Wikibase.git will become a monorepo, containing not just the overall MediaWiki extension code but also the code and history of libraries that can stand on their own. Changes to those libraries become immediately effective within Wikibase, but are also published separately.

Where possible, sections of Wikibase Lib will be extracted into separate libraries. Dependencies on MediaWiki are removed (or replaced with suitable MediaWiki libraries, e. g. wikimedia/timestamp instead of wfTimestamp()). Their source code is moved from subdirecties of lib/includes/ and lib/tests/phpunit/ into a subdirectory of lib/packages/ (adjusting the paths in extension AutoloadNamespaces and elsewhere), named after the prospective Composer package name, and a composer.json file is added there. The git filter-repo tool can then be used to extract a subset of the Wikibase Git history with only the changes relevant to the new library; this new read-only repository can be used as the VCS source of the Composer package, and is automatically updated through a GitHub action (see .github/workflows/main.yml). The Decoupling Hike team demonstrated these steps for the wikibase/changes library; see T256058 and related tasks for details.

Formerly stand-alone libraries will be merged into the Wikibase Git repository.

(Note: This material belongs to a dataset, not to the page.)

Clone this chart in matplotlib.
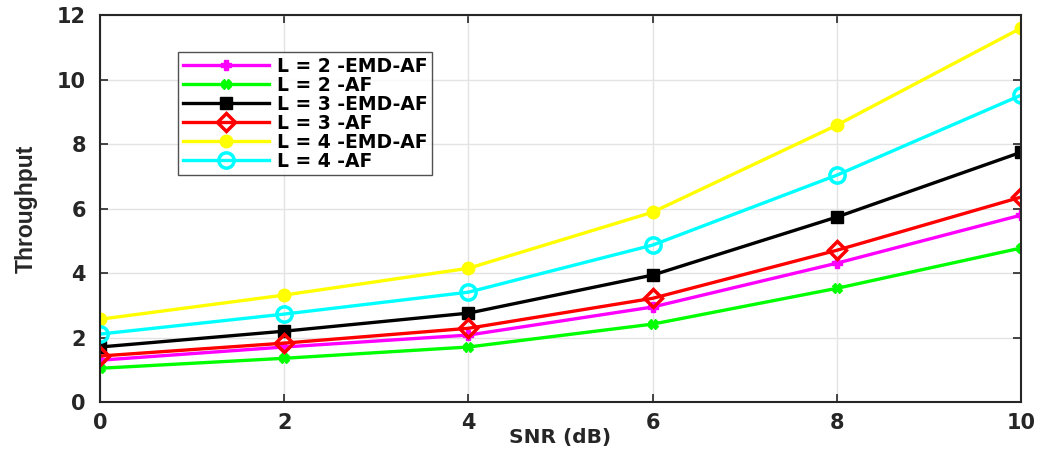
import matplotlib
matplotlib.use("Agg")
import matplotlib.pyplot as plt

# --- Data ---
snr = [0, 2, 4, 6, 8, 10]
l2_emd = [1.30, 1.71, 2.08, 2.95, 4.31, 5.80]
l2_af = [1.05, 1.36, 1.71, 2.42, 3.53, 4.78]
l3_emd = [1.71, 2.20, 2.76, 3.94, 5.74, 7.75]
l3_af = [1.43, 1.83, 2.29, 3.22, 4.71, 6.36]
l4_emd = [2.57, 3.32, 4.15, 5.89, 8.59, 11.60]
l4_af = [2.11, 2.73, 3.41, 4.87, 7.04, 9.52]
labels = ["L = 2 -EMD-AF", "L = 2 -AF", "L = 3 -EMD-AF", "L = 3 -AF", "L = 4 -EMD-AF", "L = 4 -AF"]

plt.rcParams['font.family'] = ['DejaVu Sans']
TXT = '#262626'

fig = plt.figure(figsize=(10.4, 4.57), dpi=100)
ax = fig.add_axes([0.096, 0.120, 0.886, 0.847])

lw = 2.4
ax.plot(snr, l2_emd, color='#ff00ff', lw=lw, marker='P', ms=7, mew=1, label=labels[0])
ax.plot(snr, l2_af, color='#00ff00', lw=lw, marker='X', ms=7, mew=1, label=labels[1])
ax.plot(snr, l3_emd, color='black', lw=lw, marker='s', ms=8, mfc='black', label=labels[2])
ax.plot(snr, l3_af, color='red', lw=lw, marker='D', ms=9, mfc='none', mew=2.5, label=labels[3])
ax.plot(snr, l4_emd, color='#ffff00', lw=lw, marker='o', ms=9, mfc='#ffff00', label=labels[4])
ax.plot(snr, l4_af, color='#00ffff', lw=lw, marker='o', ms=11, mfc='none', mew=2.5, label=labels[5])

ax.set_xlim(0, 10)
ax.set_ylim(0, 12)
ax.set_xticks(snr)
ax.set_yticks(range(0, 13, 2))
ax.grid(True, color='#e3e3e3', lw=1)
ax.tick_params(direction='in', length=6, width=1.2, labelsize=15, pad=10,
               top=True, right=True, colors=TXT)
ax.tick_params(axis='x', pad=8)
for t in ax.get_xticklabels() + ax.get_yticklabels():
    t.set_fontweight('bold')
for s in ax.spines.values():
    s.set_linewidth(1.5)
    s.set_color(TXT)

ax.set_xlabel("SNR (dB)", fontsize=14.5, fontweight='bold', color=TXT)
ax.xaxis.set_label_coords(0.5, -0.068)
ax.set_ylabel("Throughput", fontsize=16.5, family=['Liberation Sans Narrow', 'Liberation Sans'],
              fontweight='bold', color=TXT, labelpad=14)

leg = ax.legend(loc='upper left', bbox_to_anchor=(0.085, 0.905),
                prop={'weight': 'bold', 'size': 13.5}, frameon=True, fancybox=False,
                edgecolor=TXT, handlelength=4.6, borderpad=0.25, labelspacing=0.0,
                handletextpad=0.4, borderaxespad=0)
leg.get_frame().set_linewidth(1.0)

fig.savefig("out.png", dpi=100)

Their history will be preserved, and they will also be extracted into separate Git repositories again, using the git filter-repo-based process outlined above. We expect that it will be possible to produce identical Git hashes, making this migration transparent to other users of the libraries’ Git repositories – the repositories will simply no longer be the main source of truth. The Decoupling Hike team has not done this for any existing library.

Consequences

Code that was formerly part of Lib will become more stand-alone, less coupled to MediaWiki core and Wikibase, while still being developed in mostly the same fashion.

Libraries that were standalone will remain independent, but development for them will take place in the Wikibase Git repository. Changes to them will become effective immediately, without having to wait for the next release and mediawiki/vendor update. “Tree-wide” changes, such as code style updates, will be easier to apply.

For new components, the source code strategy will be clear: they are expected to be developed in Wikibase, but with a setup that also extracts them as a separate Git repository (using git filter-repo) right from the beginning. This removes a source of uncertainty for new projects.